Carl Hiaasen is South Florida's literary proctologist: he examines the region's assholes. The rapacious villains of Hiaasen's crime novels do not just commit murder, extortion, assault, fraud, and every conceivable variety of larceny; they also park in handicapped spaces, cheat on their trophy wives, tell racist jokes, flaunt their wealth in unusually obnoxious ways, and mangle the lyrics to good rock-and-roll songs. They do not just do bad things, like steal wheelchairs, shoot cops, and scam retirees; they are bad people, "maggots," "vermin," "cretins," "sleazeballs," "sewer scum," "reprobates," "whorehoppers." They care more about their golf games than their families, and more about money than anything else on earth. They drive Range Rovers with "COJONES" on their vanity plates. They don't listen and they don't learn.

==Cultural influence==

- The title of the book inspired the name of Australian rock band Sick Puppies.

== See also ==
- T. Coraghessan Boyle's novel A Friend of the Earth is a slightly more serious treatment of ecoterrorism and ecotage.
- Henry Adams's novel Democracy discusses similar politics during the late 19th century.
- Lobbying in the United States

== Continuity ==
- This book is the fourth appearance of Hiaasen's recurring character Clinton Tyree, aka Skink, who was first introduced in Double Whammy.
- Twilly Spree reappears in Hiaasen's books Skinny Dip, Fever Beach, and Scat.
- One of Palmer's lobbying clients, mentioned in passing, is a United States Congresswoman wishing to reward sugar company executives who have "persuaded their Jamaican and Haitian cane pickers to donate generously - well beyond their means, in fact - to [her] reelection account." This scam - using the names of migrant workers to cover illegal hard money donations - was also used by the sugar cane industry to support the corrupt Congressman Dilbeck in Hiaasen's novel Strip Tease.
- Palmer Stoat, in one of his many malapropisms, mis-quotes the Jethro Tull song "Thick as a Brick" by using the word "stick" instead.

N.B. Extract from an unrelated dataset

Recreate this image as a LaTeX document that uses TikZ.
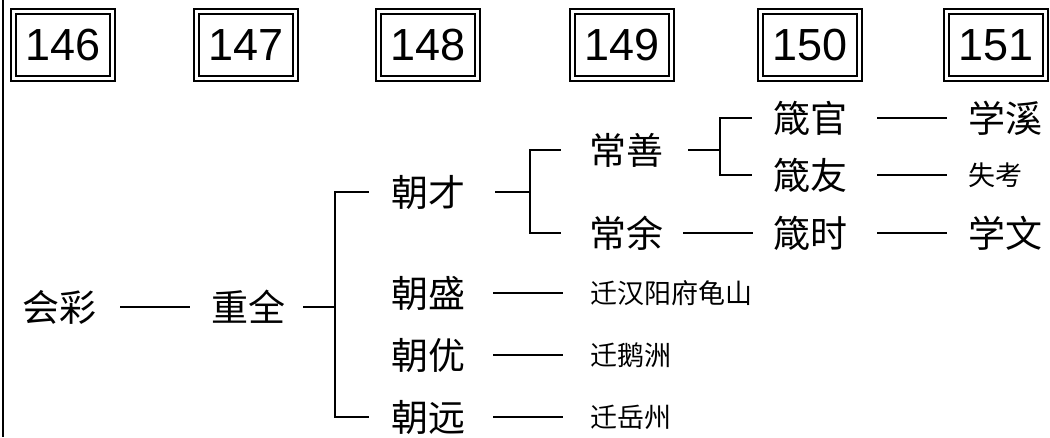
\documentclass[tikz,border=0pt]{standalone}
\usepackage{fontspec}
\setmainfont{Liberation Sans}
\newfontfamily\cjk{Noto Sans CJK SC}
\tikzset{
    num-box/.style = {draw, double, line width=2.2pt, double distance=3pt, minimum width=99pt, minimum height=67pt, inner sep=0pt, font=\fontsize{45}{45}\selectfont},
    big-name/.style = {inner sep=0pt, font=\cjk\fontsize{37}{37}\selectfont},
    small-name/.style = {inner sep=0pt, anchor=west, font=\cjk\fontsize{27}{27}\selectfont},
    link/.style = {line width=1.8pt},
}

\begin{document}
\begin{tikzpicture}[x=1pt, y=-1pt]
\useasboundingbox (0,0) rectangle (1050,437);
\draw[link] (3,0) -- (3,437);
% generations
\foreach \n/\x in {146/63, 147/246, 148/428, 149/622, 150/810, 151/996}
    \node[num-box] (g\n) at (\x,45) {\n};
% names
\node[big-name] (huicai) at (60,307) {会彩};
\node[big-name] (chongquan) at (248,307) {重全};
\node[big-name] (chaocai) at (428,192) {朝才};
\node[big-name] (chaosheng) at (428,293) {朝盛};
\node[big-name] (chaoyou) at (428,355) {朝优};
\node[big-name] (chaoyuan) at (428,417) {朝远};
\node[big-name] (changshan) at (626,150) {常善};
\node[big-name] (changyu) at (626,233) {常余};
\node[big-name] (jianguan) at (810,118) {箴官};
\node[big-name] (jianyou) at (810,175) {箴友};
\node[big-name] (jianshi) at (810,233) {箴时};
\node[big-name] (xuexi) at (1005,118) {学溪};
\node[small-name] (shikao) at (968,175) {失考};
\node[big-name] (xuewen) at (1005,233) {学文};
\node[small-name] (hanyang) at (590,293) {迁汉阳府龟山};
\node[small-name] (eshou) at (590,355) {迁鹅洲};
\node[small-name] (yuezhou) at (590,417) {迁岳州};
% forks
\coordinate (fork-a) at (335,307);
\coordinate (fork-b) at (530,192);
\coordinate (fork-c) at (720,150);
\draw[link, shorten <=23pt, shorten >=21pt] (huicai.east) -- (chongquan.west);
\draw[link, shorten <=18pt] (chongquan.east) -- (fork-a);
\draw[link, shorten <=22pt, shorten >=22pt] (chaocai.west) -| (fork-a) |- (chaoyuan.west);
\draw[link, shorten <=30pt] (chaocai.east) -- (fork-b);
\draw[link, shorten <=28pt, shorten >=28pt] (changshan.west) -| (fork-b) |- (changyu.west);
\draw[link, shorten <=25pt] (changshan.east) -- (fork-c);
\draw[link, shorten <=21pt, shorten >=21pt] (jianguan.west) -| (fork-c) |- (jianyou.west);
\draw[link, shorten <=20pt, shorten >=20pt] (changyu.east) -- (jianshi.west);
% descendants
\draw[link, shorten <=30pt, shorten >=21pt] (jianguan.east) -- (xuexi.west);
\draw[link, shorten <=30pt, shorten >=21pt] (jianyou.east) -- (shikao.west);
\draw[link, shorten <=30pt, shorten >=21pt] (jianshi.east) -- (xuewen.west);
\draw[link, shorten <=28pt, shorten >=27pt] (chaosheng.east) -- (hanyang.west);
\draw[link, shorten <=28pt, shorten >=27pt] (chaoyou.east) -- (eshou.west);
\draw[link, shorten <=28pt, shorten >=27pt] (chaoyuan.east) -- (yuezhou.west);
\end{tikzpicture}
\end{document}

Hiaasen used the same malapropism in the title of a January 5, 2018, column for the Miami Herald, written as a mock apology letter from Steve Bannon to then-President Donald Trump, attempting to explain away some of the statements attributed to Bannon in Michael Wolff's book Fire and Fury, including his description of Trump's daughter Ivanka, appointed her father's Advisor, as "dumb as a brick."